Globale Vermüllung – ein aussichtsloser Kampf? Scheinbar mühelos fügen sich die „matter out of place“ – Dinge, die nicht Teil der ursprünglichen Umwelt sind – in die Landschaften, überwuchern Strände, Berggipfel und den Meeresgrund, während sich Menschen und Maschinen in einem endlosen Kreislauf an ihnen abarbeiten. Ein Film von ruhiger, oft verstörender Schönheit, der alarmierender nicht sein könnte.

 

PRIPYAT
Österreich 1999, Nikolaus Geyrhalter, 100 Min.

Spezialkleidung, dosimetrische Checks, Militärüberwachung: 1999 sind die 30 Kilometer um das Kernkraftwerk Tschernobyl und die Stadt Pripyat „Sperrzone”, die meisten Dörfer wurden evakuiert.
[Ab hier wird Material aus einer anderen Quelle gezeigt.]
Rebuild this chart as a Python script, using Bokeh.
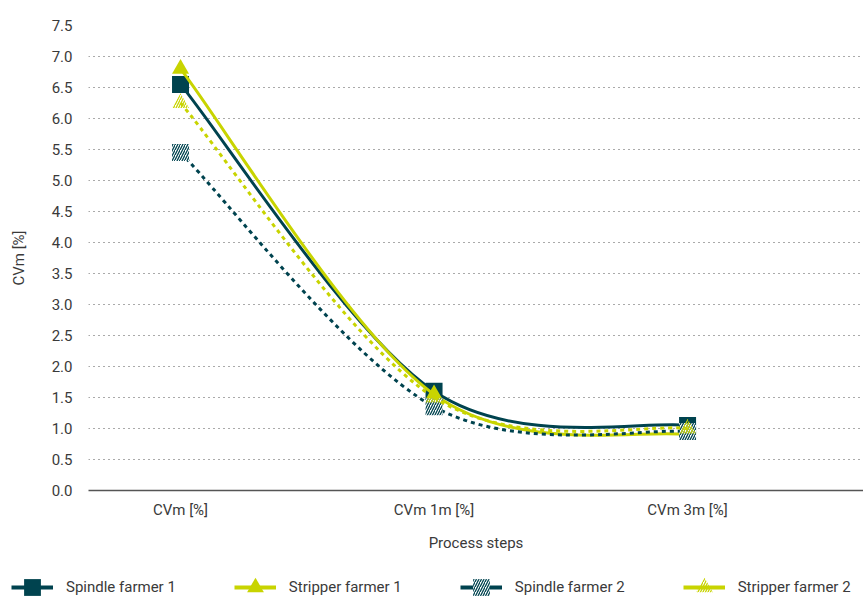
from bokeh.plotting import figure
from bokeh.layouts import column
from bokeh.models import Legend, LegendItem, FixedTicker, Range1d, PrintfTickFormatter
from bokeh.embed import file_html
from bokeh.resources import INLINE

# ---------------- data ----------------
categories = ["CVm [%]", "CVm 1m [%]", "CVm 3m [%]"]
spindle_farmer_1 = [6.55, 1.6, 1.05]
stripper_farmer_1 = [6.8, 1.55, 0.9]
spindle_farmer_2 = [5.45, 1.35, 0.95]
stripper_farmer_2 = [6.25, 1.5, 1.0]
series_names = ["Spindle farmer 1", "Stripper farmer 1", "Spindle farmer 2", "Stripper farmer 2"]
y_ticks = [0.0, 0.5, 1.0, 1.5, 2.0, 2.5, 3.0, 3.5, 4.0, 4.5, 5.0, 5.5, 6.0, 6.5, 7.0, 7.5]

DARK = "#00434f"
LIME = "#c8d400"
TEXT = "#3a3a3a"
FONT = "Roboto"
FS = "15px"

p = figure(width=863, height=556, output_backend="svg", toolbar_location=None,
           x_range=Range1d(-0.363, 2.694), y_range=Range1d(0, 7.5),
           min_border_left=88, min_border_right=0, min_border_top=25, min_border_bottom=66)
p.frame_align = False
p.outline_line_color = None
p.background_fill_color = "white"

# axes
p.xaxis.ticker = FixedTicker(ticks=list(range(len(categories))))
p.xaxis.major_label_overrides = {i: c for i, c in enumerate(categories)}
p.xaxis.axis_label = "Process steps"
p.xaxis.axis_line_color = "#555555"
p.xaxis.axis_line_width = 1.5
p.xaxis.major_tick_line_color = None
p.xaxis.minor_tick_line_color = None
p.xaxis.major_label_standoff = 4
p.xaxis.axis_label_standoff = 12

p.yaxis.ticker = FixedTicker(ticks=y_ticks)
p.yaxis.formatter = PrintfTickFormatter(format="%.1f")
p.yaxis.axis_label = "CVm [%]"
p.yaxis.axis_line_color = None
p.yaxis.major_tick_line_color = None
p.yaxis.minor_tick_line_color = None
p.yaxis.major_label_standoff = 10
p.yaxis.axis_label_standoff = 21

for ax in (p.xaxis[0], p.yaxis[0]):
    ax.major_label_text_font = FONT
    ax.major_label_text_font_size = FS
    ax.major_label_text_color = TEXT
    ax.axis_label_text_font = FONT
    ax.axis_label_text_font_size = FS
    ax.axis_label_text_font_style = "normal"
    ax.axis_label_text_color = TEXT

p.xgrid.grid_line_color = None
p.ygrid.grid_line_color = "#555555"
p.ygrid.grid_line_dash = "1 4"
p.ygrid.grid_line_width = 1


def spline_segments(xs, ys):
    """Catmull-Rom control points for each segment between data points."""
    n = len(xs)
    out = {k: [] for k in ("x0", "y0", "x1", "y1", "cx0", "cy0", "cx1", "cy1")}
    for i in range(n - 1):
        p0 = (xs[max(i - 1, 0)], ys[max(i - 1, 0)])
        p1 = (xs[i], ys[i])
        p2 = (xs[i + 1], ys[i + 1])
        p3 = (xs[min(i + 2, n - 1)], ys[min(i + 2, n - 1)])
        out["x0"].append(p1[0]); out["y0"].append(p1[1])
        out["x1"].append(p2[0]); out["y1"].append(p2[1])
        out["cx0"].append(p1[0] + (p2[0] - p0[0]) / 6.0)
        out["cy0"].append(p1[1] + (p2[1] - p0[1]) / 6.0)
        out["cx1"].append(p2[0] - (p3[0] - p1[0]) / 6.0)
        out["cy1"].append(p2[1] - (p3[1] - p1[1]) / 6.0)
    return out


# legend strip: a separate figure whose proxy glyphs lie outside its visible range
lf = figure(width=863, height=48, output_backend="svg", toolbar_location=None,
            x_axis_location=None, y_axis_location=None,
            x_range=Range1d(0, 1), y_range=Range1d(-2, -1),
            min_border_left=0, min_border_right=0, min_border_top=0, min_border_bottom=0)
lf.frame_align = False
lf.grid.visible = False
lf.outline_line_color = None

xs = list(range(len(categories)))
specs = [
    (spindle_farmer_1, DARK, "square", None, None, DARK),
    (stripper_farmer_1, LIME, "triangle", None, None, LIME),
    (spindle_farmer_2, DARK, "square", "4 4", "/", "white"),
    (stripper_farmer_2, LIME, "triangle", "4 4", "/", "white"),
]

items = []
for name, (vals, color, marker, dash, hatch, fill) in zip(series_names, specs):
    seg = spline_segments(xs, vals)
    line_kwargs = dict(line_color=color, line_width=3)
    if dash:
        line_kwargs["line_dash"] = dash
    p.bezier(**seg, **line_kwargs)
    sc_kwargs = dict(marker=marker, line_color=None, fill_color=fill)
    if hatch:
        sc_kwargs.update(hatch_pattern=hatch, hatch_color=color, hatch_scale=5, hatch_weight=1.3)
        sc_kwargs["fill_alpha"] = 1.0 if marker == "square" else 0.0
    p.scatter(xs, vals, size=17, **sc_kwargs)
    # legend proxies: same styling, same data, off the legend strip's visible range
    ll = lf.line(xs, vals, line_color=color, line_width=4)
    ls = lf.scatter(xs, vals, **sc_kwargs)
    items.append(LegendItem(label=name, renderers=[ll, ls]))

legend = Legend(items=items, orientation="horizontal", location=(11, -8),
                glyph_width=42, glyph_height=50, label_standoff=13, spacing=58,
                padding=0, margin=0, border_line_color=None, background_fill_alpha=0,
                label_text_font=FONT, label_text_font_size=FS, label_text_color=TEXT)
lf.add_layout(legend, "center")

layout = column(p, lf, spacing=0)
open("out.html", "w").write(file_html(layout, INLINE))
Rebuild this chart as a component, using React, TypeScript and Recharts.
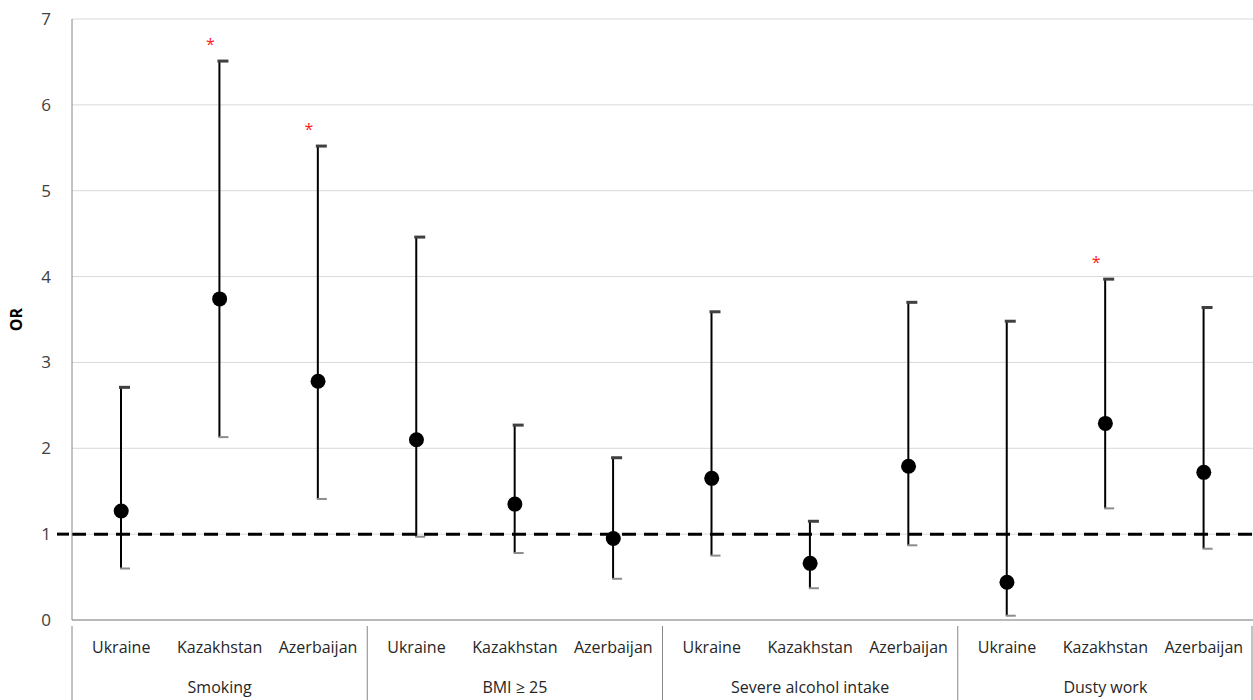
import React from "react"
import {
  ComposedChart,
  Bar,
  Scatter,
  XAxis,
  YAxis,
  CartesianGrid,
  ReferenceLine,
} from "recharts"

const countries = [
  "Ukraine", "Kazakhstan", "Azerbaijan",
  "Ukraine", "Kazakhstan", "Azerbaijan",
  "Ukraine", "Kazakhstan", "Azerbaijan",
  "Ukraine", "Kazakhstan", "Azerbaijan",
]
const groups = ["Smoking", "BMI ≥ 25", "Severe alcohol intake", "Dusty work"]
const orValues = [1.27, 3.74, 2.78, 2.1, 1.35, 0.95, 1.65, 0.66, 1.79, 0.44, 2.29, 1.72]
const lowerCI = [0.6, 2.13, 1.41, 0.97, 0.78, 0.48, 0.75, 0.37, 0.87, 0.05, 1.3, 0.83]
const upperCI = [2.71, 6.51, 5.52, 4.46, 2.27, 1.89, 3.59, 1.15, 3.7, 3.48, 3.97, 3.64]
const significant = [false, true, true, false, false, false, false, false, false, false, true, false]
const yTicks = [0, 1, 2, 3, 4, 5, 6, 7]

const data = countries.map((c, i) => ({
  id: groups[Math.floor(i / 3)] + "-" + c,
  country: c,
  or: orValues[i],
  lower: lowerCI[i],
  upper: upperCI[i],
  sig: significant[i],
}))

const FONT = "'Open Sans', sans-serif"
const BAND = 1181 / 12
const AXIS_X = 72

const CiShape = (props: any) => {
  const { x, y, width, height, payload } = props
  const cx = x + width / 2
  return (
    <g>
      <line x1={cx} y1={y} x2={cx} y2={y + height} stroke="#000" strokeWidth={2} />
      <line x1={cx - 2} y1={y} x2={cx + 9} y2={y} stroke="#404040" strokeWidth={3} />
      <line x1={cx - 1} y1={y + height} x2={cx + 9} y2={y + height} stroke="#8c8c8c" strokeWidth={2} />
      {payload.sig && (
        <text x={cx - 9} y={y - 11} textAnchor="middle" fill="#ff2020" fontSize={16} fontFamily={FONT}>
          *
        </text>
      )}
    </g>
  )
}

const Dot = (props: any) => <circle cx={props.cx} cy={props.cy} r={7.5} fill="#000" />

const CategoryTick = (props: any) => {
  const { x, y, index } = props
  const axisY = y - 2
  return (
    <g>
      <text x={x} y={axisY + 27} textAnchor="middle" fill="#262626" fontSize={16} fontFamily={FONT}>
        {countries[index]}
      </text>
      {index % 3 === 1 && (
        <text x={x} y={axisY + 67} textAnchor="middle" fill="#262626" fontSize={16} fontFamily={FONT}>
          {groups[Math.floor(index / 3)]}
        </text>
      )}
      {index % 3 === 0 && (
        <line x1={x - BAND / 2} y1={axisY} x2={x - BAND / 2} y2={axisY + 80} stroke="#868686" />
      )}
      {index === countries.length - 1 && (
        <line x1={x + BAND / 2 - 1} y1={axisY} x2={x + BAND / 2 - 1} y2={axisY + 80} stroke="#868686" />
      )}
    </g>
  )
}

const ValueTick = (props: any) => {
  const { y, payload } = props
  return (
    <g>
      <text x={51} y={y} dy={6} textAnchor="end" fill="#404040" fontSize={17} fontFamily={FONT}>
        {payload.value}
      </text>
      {payload.value === 1 && (
        <line x1={57} y1={y} x2={AXIS_X} y2={y} stroke="#000" strokeWidth={3} strokeDasharray="12 8" />
      )}
    </g>
  )
}

export default function App() {
  return (
    <div style={{ position: "absolute", left: 0, top: 0, background: "#fff" }}>
      <ComposedChart
        width={1253}
        height={700}
        data={data}
        margin={{ top: 19, right: 0, bottom: 0, left: 0 }}
      >
        <CartesianGrid vertical={false} stroke="#d9d9d9" />
        <XAxis
          dataKey="id"
          interval={0}
          height={80}
          tickLine={false}
          axisLine={{ stroke: "#868686" }}
          tick={<CategoryTick />}
        />
        <YAxis
          width={AXIS_X}
          domain={[0, 7]}
          ticks={yTicks}
          tickLine={false}
          axisLine={{ stroke: "#868686" }}
          tick={<ValueTick />}
          label={{
            value: "OR",
            angle: -90,
            position: "insideLeft",
            offset: 16,
            style: { fontWeight: "bold", fontSize: 16, fill: "#000", fontFamily: FONT, textAnchor: "middle" },
          }}
        />
        <ReferenceLine y={1} stroke="#000" strokeWidth={3} strokeDasharray="14 8" />
        <Bar
          dataKey={(d: any) => [d.lower, d.upper]}
          barSize={10}
          shape={<CiShape />}
          isAnimationActive={false}
        />
        <Scatter dataKey="or" shape={<Dot />} isAnimationActive={false} />
      </ComposedChart>
    </div>
  )
}
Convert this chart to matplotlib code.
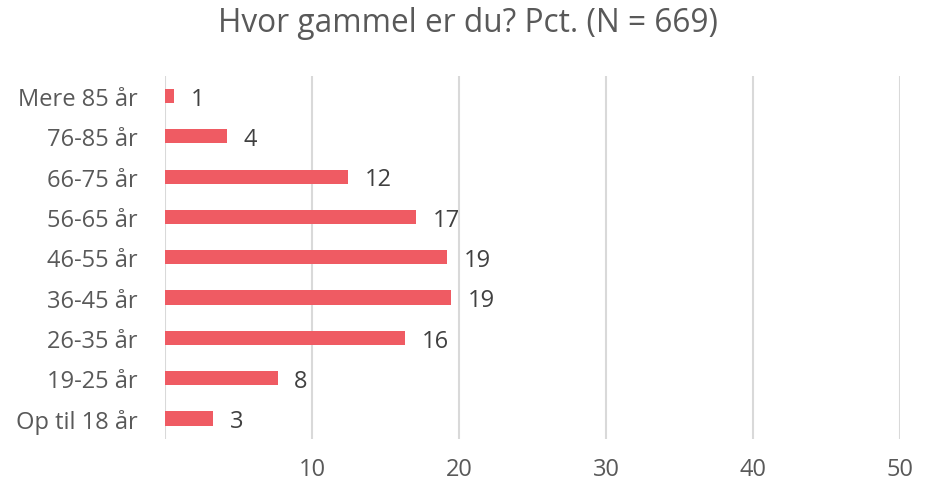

Früher haben hier alle Sport gemacht, heute soll man nichts essen, nichts trinken, keinen Staub einatmen – dennoch versuchen Menschen zwölf Jahre später hier, in der hoch kontaminierten Geisterstadt, zu überleben.

 

UNSER TÄGLICH BROT
Österreich 2005, Nikolaus Geyrhalter, 92 Min.

Was bzw. wen essen wir eigentlich? Nikolaus Geyrhalter führt mitten hinein in die Welt der High-Tech-Landwirtschaft und industriellen Nahrungsmittelproduktion: Ein Schlauch saugt Lachse aus einem Fjord, Sonnenblumenfelder werden mit Chemie termingerecht zum Verblühen gebracht, Hühner im Sekundentakt zerteilt. Ein Bildermahl, das ohne menschliche Sprache auskommt und uns gehörig auf den Magen schlägt.